Legislation pertaining to the ownership and management of, and interaction with, Asian elephants has existed in some form for millennia. The first law related to elephants in India – certainly one of the first worldwide – was written in the ‘Arthashastra’ by Kautilya, completed between 200BC and 300AD. Ideally, each of the vast number of laws in existence internationally would disavow human interests and exist solely for the purposes of protecting and promoting the welfare of elephant populations. Unfortunately, this often is not the case. Elephants are defined, categorised, and otherwise mentioned in such a broad array of legislation, acts, and treaties – many of which now considered archaic – that the animals themselves are often immersed in a kind of legal quagmire, with uncertainty surrounding their status and with whom (if anyone) the responsibility to protect their welfare lies.
In Thailand alone, Asian elephants are included in at least 18 Acts, administered by at least 5 Government Ministries. Problematically, 17 of these Acts deal almost exclusively with wild elephant protection and conservation, meaning that domestic Thai elephants are at the mercy of the antiquated Draught Animal Act of 1939, which classifies domestic Thai elephants as beasts of burden alongside horses, donkeys, and oxen. The Act exists primarily to outline the rights and obligations of animal owners and does not offer ethical treatment standards or welfare guidelines.
A 2016 amendment to the Act sought to prevent the laundering of wild Thai elephants into the domestic population through the creation of a DNA database containing samples from all domestic elephants in Thailand, as well as requiring owners to register elephant births within 90 days.
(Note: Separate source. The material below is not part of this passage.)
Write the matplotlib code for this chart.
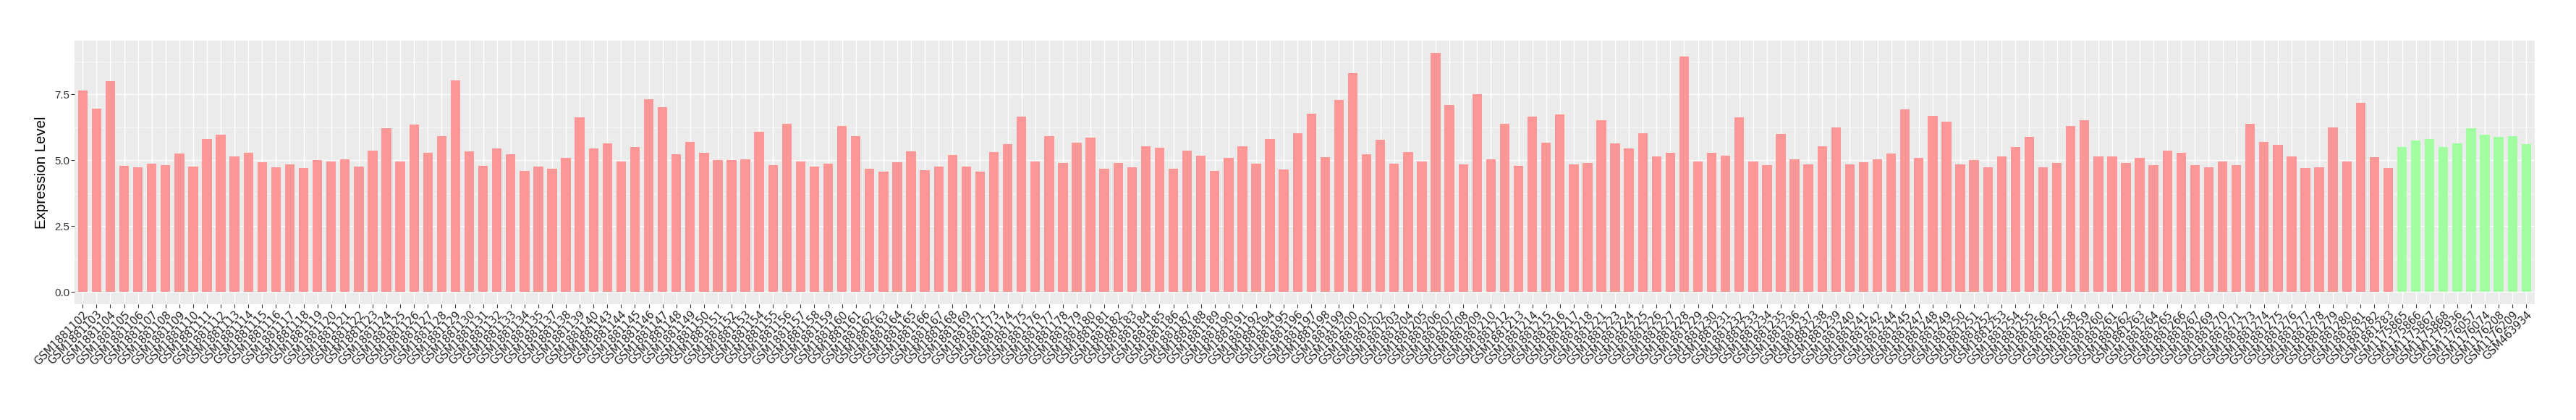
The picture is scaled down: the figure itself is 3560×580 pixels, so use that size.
# expression_barplot.py
# Per-sample expression level bar chart (ggplot-like look)
import matplotlib
matplotlib.use("Agg")
import matplotlib.pyplot as plt
from matplotlib.ticker import MultipleLocator

# sample ids (GSM1881xxx tumour samples, then normal samples)
tumor_ids = [102, 103, 104, 105, 106, 107, 108, 109, 110, 111, 112, 113, 114,
             115, 116, 117, 118, 119, 120, 121, 122, 123, 124, 125, 126,
             127, 128, 129, 130, 131, 132, 133, 134, 135, 137, 138, 139, 140,
             143, 144, 145, 146, 147, 148, 149, 150, 151, 152, 153,
             154, 155, 156, 157, 158, 159, 160, 161, 162, 163, 164, 165, 166,
             167, 168, 169, 171, 173, 174, 175, 176, 177, 178, 179, 180,
             181, 182, 183, 184, 185, 186, 187, 188, 189, 190, 191, 192, 194,
             195, 196, 197, 198, 199, 200, 201, 202, 203, 204, 205, 206,
             207, 208, 209, 210, 212, 213, 214, 215, 216, 217, 218, 221, 223,
             224, 225, 226, 227, 228, 229, 230, 231, 232, 233, 234,
             235, 236, 237, 238, 239, 240, 241, 242, 244, 245, 247, 248, 249,
             250, 251, 252, 253, 254, 255, 256, 257, 258, 259, 260, 261,
             262, 263, 264, 265, 266, 267, 269, 270, 271, 273, 274, 275, 276,
             277, 278, 279, 280, 281, 282, 283]
tumor_labels = [f"GSM1881{n}" for n in tumor_ids]

tumor_values = [7.64, 6.97, 8.00, 4.79, 4.73, 4.87, 4.82, 5.27, 4.76, 5.80, 5.96, 5.14, 5.29,
                4.92, 4.73, 4.84, 4.71, 5.00, 4.95, 5.03, 4.76, 5.38, 6.23, 4.97, 6.36,
                5.29, 5.93, 8.03, 5.35, 4.79, 5.45, 5.24, 4.61, 4.76, 4.68, 5.08, 6.62, 5.45,
                5.64, 4.95, 5.50, 7.32, 7.02, 5.24, 5.70, 5.29, 5.00, 5.00, 5.05,
                6.09, 4.82, 6.38, 4.97, 4.76, 4.87, 6.30, 5.91, 4.68, 4.58, 4.92, 5.35, 4.62,
                4.76, 5.21, 4.76, 4.58, 5.32, 5.61, 6.65, 4.97, 5.91, 4.89, 5.67, 5.85,
                4.68, 4.89, 4.73, 5.53, 5.48, 4.68, 5.38, 5.18, 4.61, 5.08, 5.53, 4.87, 5.80,
                4.65, 6.03, 6.76, 5.11, 7.29, 8.30, 5.24, 5.77, 4.87, 5.32, 4.97, 9.09,
                7.10, 4.84, 7.50, 5.03, 6.38, 4.79, 6.65, 5.67, 6.73, 4.84, 4.89, 6.52, 5.64,
                5.45, 6.03, 5.14, 5.29, 8.94, 4.97, 5.29, 5.18, 6.62, 4.95, 4.82,
                5.99, 5.05, 4.84, 5.53, 6.25, 4.84, 4.92, 5.05, 5.27, 6.94, 5.08, 6.68, 6.47,
                4.84, 5.00, 4.73, 5.14, 5.50, 5.88, 4.73, 4.89, 6.30, 6.52, 5.14, 5.16,
                4.89, 5.08, 4.82, 5.38, 5.29, 4.82, 4.73, 4.95, 4.82, 6.38, 5.70, 5.59, 5.16,
                4.71, 4.73, 6.25, 4.95, 7.18, 5.11, 4.71]

normal_labels = ["GSM1175865", "GSM1175866", "GSM1175867", "GSM1175868", "GSM1175936",
                 "GSM1176057", "GSM1176074", "GSM1176208", "GSM1176209", "GSM463934"]
normal_values = [5.50, 5.74, 5.82, 5.50, 5.64, 6.23, 5.96, 5.88, 5.91, 5.61]

tumor_color = "#FF9696"
normal_color = "#A1FFA1"

plt.rcParams["font.family"] = ["Liberation Sans", "DejaVu Sans"]

labels = tumor_labels + normal_labels
values = tumor_values + normal_values
colors = [tumor_color] * len(tumor_values) + [normal_color] * len(normal_values)
x = list(range(len(labels)))

fig = plt.figure(figsize=(35.6, 5.8), dpi=100)
ax = fig.add_axes([0.02889, 0.2759, 0.95502, 0.6276])
ax.set_facecolor("#EBEBEB")

ax.bar(x, values, width=0.7, color=colors, zorder=3)

# ggplot-style expansion
ymax = max(values)
ax.set_ylim(-0.05 * ymax, 1.05 * ymax)
ax.set_xlim(-0.6, len(labels) - 1 + 0.6)

ax.yaxis.set_minor_locator(MultipleLocator(1.25))
ax.set_yticks([0, 2.5, 5.0, 7.5])
ax.set_yticklabels(["0.0", "2.5", "5.0", "7.5"])
ax.grid(which="major", color="white", linewidth=1.0, zorder=0)
ax.grid(which="minor", axis="y", color="white", linewidth=0.5, zorder=0)
ax.set_axisbelow(True)

ax.set_xticks(x)
ax.set_xticklabels(labels, rotation=45, ha="right", va="top",
                   rotation_mode="anchor", fontsize=10.5, color="#222222",
                   family="DejaVu Sans")
for lab in ax.get_yticklabels():
    lab.set_fontsize(10.8)
    lab.set_color("#333333")

ax.tick_params(axis="both", which="major", length=3.3, width=0.8,
               color="#333333", pad=1.5)
ax.tick_params(axis="y", which="minor", length=0)

for s in ax.spines.values():
    s.set_visible(False)

ax.set_ylabel("Expression Level", fontsize=14.7, color="black", labelpad=6)

fig.savefig("out.png", dpi=100)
Former measures included microchips and an easily forged photo ID system, and owners were previously only required to register elephants at 8 years of age. While these changes undoubtedly represent a small step forward, matters are further complicated by the fact that the domestic elephant registration system is managed by two separate ministries, which share limited communication and whose databases often do not match.